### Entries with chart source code

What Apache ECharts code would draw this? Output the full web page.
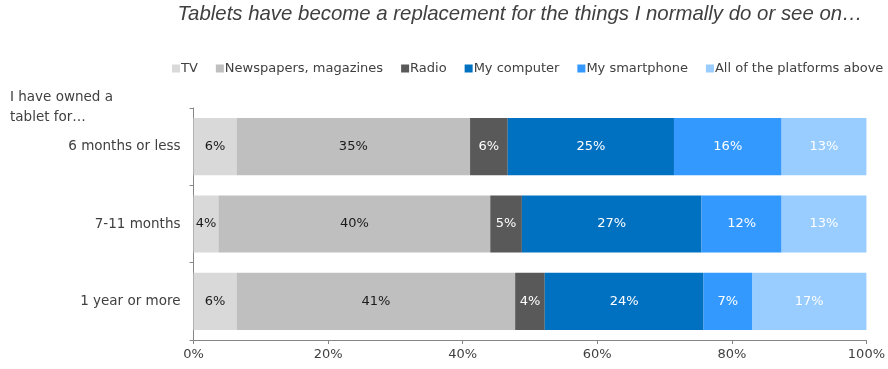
<!DOCTYPE html>
<html><head><meta charset="utf-8">
<script src="https://cdn.jsdelivr.net/npm/echarts@6/dist/echarts.min.js"></script>
<style>html,body{margin:0;padding:0;background:#fff}#c{width:888px;height:369px}</style>
</head><body><div id="c"></div>
<script>
const categories = ['6 months or less', '7-11 months', '1 year or more'];
const seriesNames = ['TV', 'Newspapers, magazines', 'Radio', 'My computer', 'My smartphone', 'All of the platforms above'];
const tv = [6.4, 3.7, 6.4];
const newspapers = [34.7, 40.4, 41.4];
const radio = [5.6, 4.7, 4.4];
const computer = [24.7, 26.7, 23.6];
const smartphone = [16.0, 11.9, 7.2];
const allPlatforms = [12.6, 12.6, 17.0];
const xTicks = [0, 20, 40, 60, 80, 100];

const colors = ['#d9d9d9', '#bfbfbf', '#595959', '#0070c0', '#3399ff', '#99ccff'];
const labelColors = ['#1a1a1a', '#1a1a1a', '#ffffff', '#ffffff', '#ffffff', '#ffffff'];
const values = [tv, newspapers, radio, computer, smartphone, allPlatforms];
const FONT = 'DejaVu Sans';

const chart = echarts.init(document.getElementById('c'));
chart.setOption({
  animation: false,
  title: [
    { text: 'Tablets have become a replacement for the things I normally do or see on\u2026',
      left: 520, textAlign: 'center', top: 4, padding: 0,
      textStyle: { fontFamily: 'Liberation Sans', fontStyle: 'italic', fontWeight: 'normal', fontSize: 20.4, color: '#404040' } },
    { text: 'I have owned a\ntablet for\u2026', left: 10, top: 87, padding: 0,
      textStyle: { fontFamily: FONT, fontWeight: 'normal', fontSize: 13.5, lineHeight: 20, color: '#404040' } }
  ],
  legend: {
    data: seriesNames, left: 172, top: 62, width: 760, padding: 0, itemWidth: 8, itemHeight: 8, itemGap: 18,
    icon: 'rect', textStyle: { fontFamily: FONT, fontSize: 13, color: '#404040', padding: [0, 0, 0, -4] }
  },
  grid: { left: 193.5, right: 19.5, top: 108, bottom: 29 },
  xAxis: {
    type: 'value', min: xTicks[0], max: xTicks[xTicks.length - 1], interval: 20,
    axisLine: { show: true, lineStyle: { color: '#868686' } },
    axisTick: { show: true, length: 4, lineStyle: { color: '#868686' } },
    splitLine: { show: false },
    axisLabel: { formatter: '{value}%', fontFamily: FONT, fontSize: 13, color: '#404040', margin: 8 }
  },
  yAxis: {
    type: 'category', data: categories, inverse: true,
    axisLine: { show: true, lineStyle: { color: '#868686' } },
    axisTick: { show: true, length: 4, lineStyle: { color: '#868686' } },
    axisLabel: { fontFamily: FONT, fontSize: 13.5, color: '#404040', margin: 13 }
  },
  series: seriesNames.map((n, i) => ({
    name: n, type: 'bar', stack: 'total', barWidth: '74%',
    data: values[i],
    itemStyle: { color: colors[i] },
    label: { show: true, position: 'inside', formatter: p => Math.round(p.value) + '%',
      fontFamily: FONT, fontSize: 13, color: labelColors[i] }
  }))
});
</script></body></html>
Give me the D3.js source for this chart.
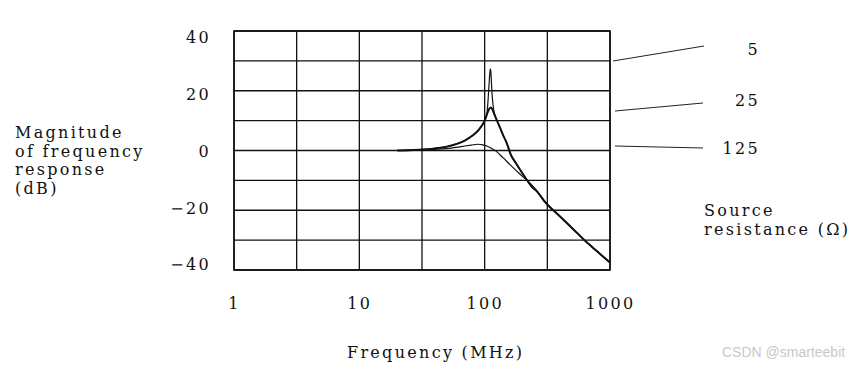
<!DOCTYPE html>
<html>
<head>
<meta charset="utf-8">
<script src="https://cdn.jsdelivr.net/npm/d3@7"></script>
<style>
body { margin: 0; background: #fff; }
svg { display: block; }
.lbl { font-family: "DejaVu Serif", serif; font-size: 16px; letter-spacing: 2.3px; fill: #111; }
</style>
</head>
<body>
<svg id="chart" width="866" height="374"></svg>
<script>
/* --- data --- */
// frequency in MHz, magnitude in dB
var freq5   = [20, 25, 31.6, 40, 50, 60, 70, 80, 90, 100, 104, 106.5, 108.5, 110, 111, 112, 113.2, 114.5, 116.5, 119, 122, 130, 140, 150, 162, 175, 190, 205, 220, 240, 260, 300, 340, 371, 450, 540, 640, 800, 1000];
var db5     = [0, 0.1, 0.3, 0.7, 1.3, 2.2, 3.4, 5.0, 7.0, 10, 12, 17, 22.5, 26, 27.3, 26.5, 23, 19, 15.5, 12.8, 11.2, 8.5, 5.2, 2.5, -1.5, -3.8, -6.2, -8.3, -10.2, -12.3, -13.6, -17, -19.4, -20.8, -24.2, -27.4, -30.4, -34, -37.5];

var freq25  = [20, 25, 31.6, 40, 50, 60, 70, 80, 90, 100, 105, 109, 112, 115, 119, 124, 130, 140, 150, 162, 175, 190, 205, 220, 240, 260, 300, 340, 371, 450, 540, 640, 800, 1000];
var db25    = [0, 0.1, 0.3, 0.7, 1.3, 2.2, 3.4, 5.0, 7.0, 10, 12.5, 14, 14.4, 13.8, 12.3, 10.5, 8.5, 5.2, 2.5, -1.5, -3.8, -6.2, -8.3, -10.2, -12.3, -13.6, -17, -19.4, -20.8, -24.2, -27.4, -30.4, -34, -37.5];

var freq125 = [20, 31.6, 40, 54, 65, 78, 88, 97, 105, 115, 124, 140, 160, 190, 228, 260, 316, 371, 450, 540, 640, 800, 1000];
var db125   = [0, 0.2, 0.4, 0.8, 1.3, 1.8, 2.1, 1.9, 1.4, 0.6, -0.3, -2.4, -4.8, -7.8, -10.8, -13.4, -18, -20.8, -24.2, -27.4, -30.4, -34, -37.5];

var resistances = ["5", "25", "125"];
var xTicks = [1, 10, 100, 1000];
var xGrid  = [1, 3.162, 10, 31.62, 100, 316.2, 1000];
var yTicks = [-40, -20, 0, 20, 40];
var yGrid  = [-40, -30, -20, -10, 0, 10, 20, 30, 40];
var yTitle = ["Magnitude", "of frequency", "response", "(dB)"];
var xTitle = "Frequency (MHz)";
var legendTitle = ["Source", "resistance (\u03A9)"];

/* --- layout --- */
var pLeft = 234, pRight = 610, pTop = 31, pBottom = 270;
var svg = d3.select("#chart");

var x = d3.scaleLog().domain([1, 1000]).range([pLeft, pRight]);
var y = d3.scaleLinear().domain([-40, 40]).range([pBottom, pTop]);
// the printed y labels sit a little inside the grid ends
var yLab = d3.scaleLinear().domain([-40, 40]).range([264, 37]);

// grid
var grid = svg.append("g").attr("stroke", "#111").attr("stroke-width", 1.3);
grid.selectAll("line.v").data(xGrid).join("line").attr("class", "v")
    .attr("x1", d => x(d)).attr("x2", d => x(d))
    .attr("y1", pTop).attr("y2", pBottom);
grid.selectAll("line.h").data(yGrid).join("line").attr("class", "h")
    .attr("x1", pLeft).attr("x2", pRight)
    .attr("y1", d => y(d)).attr("y2", d => y(d));
svg.append("rect").attr("x", pLeft).attr("y", pTop)
    .attr("width", pRight - pLeft).attr("height", pBottom - pTop)
    .attr("fill", "none").attr("stroke", "#111").attr("stroke-width", 1.6);

// tick labels (d3 axes, tick lines hidden)
var xAxis = svg.append("g").attr("transform", "translate(0,309)")
    .call(d3.axisBottom(x).tickValues(xTicks).tickFormat(d3.format("d")).tickSize(0));
xAxis.select(".domain").remove();
xAxis.attr("font-family", null).attr("font-size", null);
xAxis.selectAll("text").attr("class", "lbl").attr("dy", 0).attr("y", 0);

var yAxis = svg.append("g").attr("transform", "translate(211,0)")
    .call(d3.axisLeft(yLab).tickValues(yTicks).tickFormat(d => d < 0 ? "\u2212" + (-d) : d).tickSize(0));
yAxis.select(".domain").remove();
yAxis.attr("font-family", null).attr("font-size", null);
yAxis.selectAll("text").attr("class", "lbl").attr("x", 0).attr("dy", "0.36em");

// curves
var line = d3.line().x(d => x(d[0])).y(d => y(d[1])).curve(d3.curveMonotoneX);
var series = [
    {f: freq125, v: db125, w: 1.2},
    {f: freq25, v: db25, w: 2.0},
    {f: freq5, v: db5, w: 1.2}
];
svg.append("g").selectAll("path").data(series).join("path")
    .attr("d", s => line(d3.zip(s.f, s.v)))
    .attr("fill", "none").attr("stroke", "#111")
    .attr("stroke-width", s => s.w).attr("stroke-linejoin", "round");

// source resistance legend with leader lines
var leaders = [[613, 61, 704, 46, 55], [615, 111, 703, 103, 106], [615, 146, 703, 148, 154]];
svg.append("g").selectAll("line").data(leaders).join("line")
    .attr("x1", d => d[0]).attr("y1", d => d[1]).attr("x2", d => d[2]).attr("y2", d => d[3])
    .attr("stroke", "#222").attr("stroke-width", 1);
svg.append("g").selectAll("text").data(resistances).join("text")
    .attr("class", "lbl").attr("text-anchor", "end")
    .attr("x", 760).attr("y", (d, i) => leaders[i][4]).text(d => d);

svg.append("g").selectAll("text").data(legendTitle).join("text")
    .attr("class", "lbl").attr("x", 704).attr("y", (d, i) => 216 + i * 19).text(d => d);

// axis titles
svg.append("g").selectAll("text").data(yTitle).join("text")
    .attr("class", "lbl").attr("x", 15).attr("y", (d, i) => 138 + i * 18.5).text(d => d);
svg.append("text").attr("class", "lbl").attr("x", 347).attr("y", 358).text(xTitle);

// watermark
svg.append("text").attr("x", 722).attr("y", 357)
    .attr("font-family", "Liberation Sans, Arial, sans-serif").attr("font-size", 14)
    .attr("fill", "#c8c8c8").text("CSDN @smarteebit");
</script>
</body>
</html>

### EXERCISE PROMPT
The lines from the start of the entries above through the one containing "const FONT = 'DejaVu Sans';" are to be retyped exactly, and no others. Pictures are left out.

### PROBLEM SOLUTION
What Apache ECharts code would draw this? Output the full web page.
<!DOCTYPE html>
<html><head><meta charset="utf-8">
<script src="https://cdn.jsdelivr.net/npm/echarts@6/dist/echarts.min.js"></script>
<style>html,body{margin:0;padding:0;background:#fff}#c{width:888px;height:369px}</style>
</head><body><div id="c"></div>
<script>
const categories = ['6 months or less', '7-11 months', '1 year or more'];
const seriesNames = ['TV', 'Newspapers, magazines', 'Radio', 'My computer', 'My smartphone', 'All of the platforms above'];
const tv = [6.4, 3.7, 6.4];
const newspapers = [34.7, 40.4, 41.4];
const radio = [5.6, 4.7, 4.4];
const computer = [24.7, 26.7, 23.6];
const smartphone = [16.0, 11.9, 7.2];
const allPlatforms = [12.6, 12.6, 17.0];
const xTicks = [0, 20, 40, 60, 80, 100];

const colors = ['#d9d9d9', '#bfbfbf', '#595959', '#0070c0', '#3399ff', '#99ccff'];
const labelColors = ['#1a1a1a', '#1a1a1a', '#ffffff', '#ffffff', '#ffffff', '#ffffff'];
const values = [tv, newspapers, radio, computer, smartphone, allPlatforms];
const FONT = 'DejaVu Sans';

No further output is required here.